The new funding will allow Penn State's partnership with the Menominee to continue, and will help researchers better understand how tribal values and customs inform the types of decisions the nation will face due to a changing climate.

"College of Menominee Nation is one of 37 Tribal Colleges and Universities that serve tribal nations in the U.S," Caldwell said. The ability to evaluate applicable and effective tools and resources for tribal decision-making is a role that TCUs must continue to develop on behalf of their communities and other tribal communities. This project will develop more options for tribal decision-makers to consider as they plan a future for our people, community and forest. It will also provide opportunities that will provide opportunities for our students to develop into our future scientists, managers, and leaders."

Working with project partners Robert Scheller and Melissa Lucash at Portland State University, the team will simulate the impacts of management strategies under different future climate conditions, and see how biodiversity and economic factors will be impacted.

"We analyze how well different management strategies achieve a wide range of objectives in the face of climate and other uncertainties," Keller said. "This is a hard and important problem."

The team will partner with the Menominee to better understand how their tribal values inform the types of decision choices that concern them. This will ensure that the project's research is focused on the knowledge the Menominee need to make the decisions that matter to them.

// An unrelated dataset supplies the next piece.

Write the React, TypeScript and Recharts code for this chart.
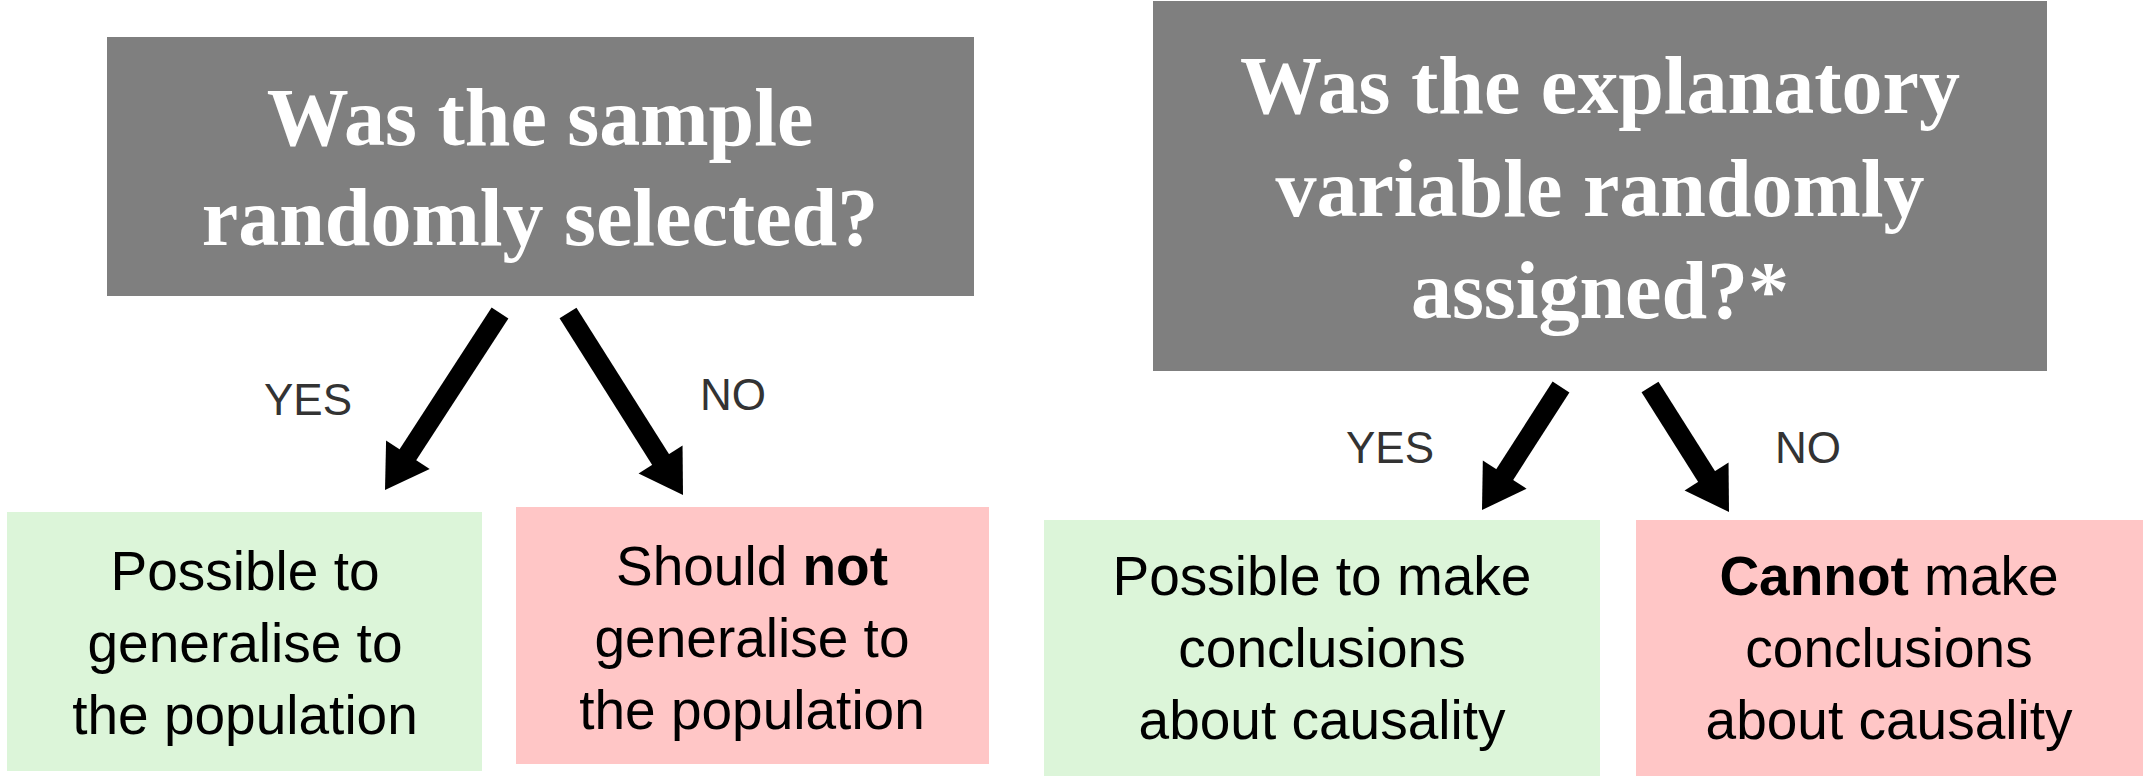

The project also has a virtual reality component led by Klippel. State-of-the-art 3-D and 4-D virtual reality images will allow stakeholders to visualize forests of the future.

"Environmental decision-making is going through a paradigm shift, from communicating with maps and graphs to VR and 3D modeling," Klippel said. "This allows us to ground our scenarios in experiential landscapes, enabling stakeholders, scientists, and interested participants to witness potential effects of climate change first."

Using the technology, the team can study issues like how dramatically a landscape must change for participants to notice, and how being immersed in a climate-change scenario impacts values.

"Maybe the forest looks similar, except the species are different," Smithwick said. "Now imagine that perhaps that missing species was one from which you used to harvest berries when you were growing up. For you, that would be a big loss. We are hoping that being in the virtual environment helps people perceive the loss in a different, more visceral way."

The project is one of 11 selected for CNH funding this year. The grants, which totaled $16.7 million, support research into complex interactions between humans and natural systems, according to the NSF.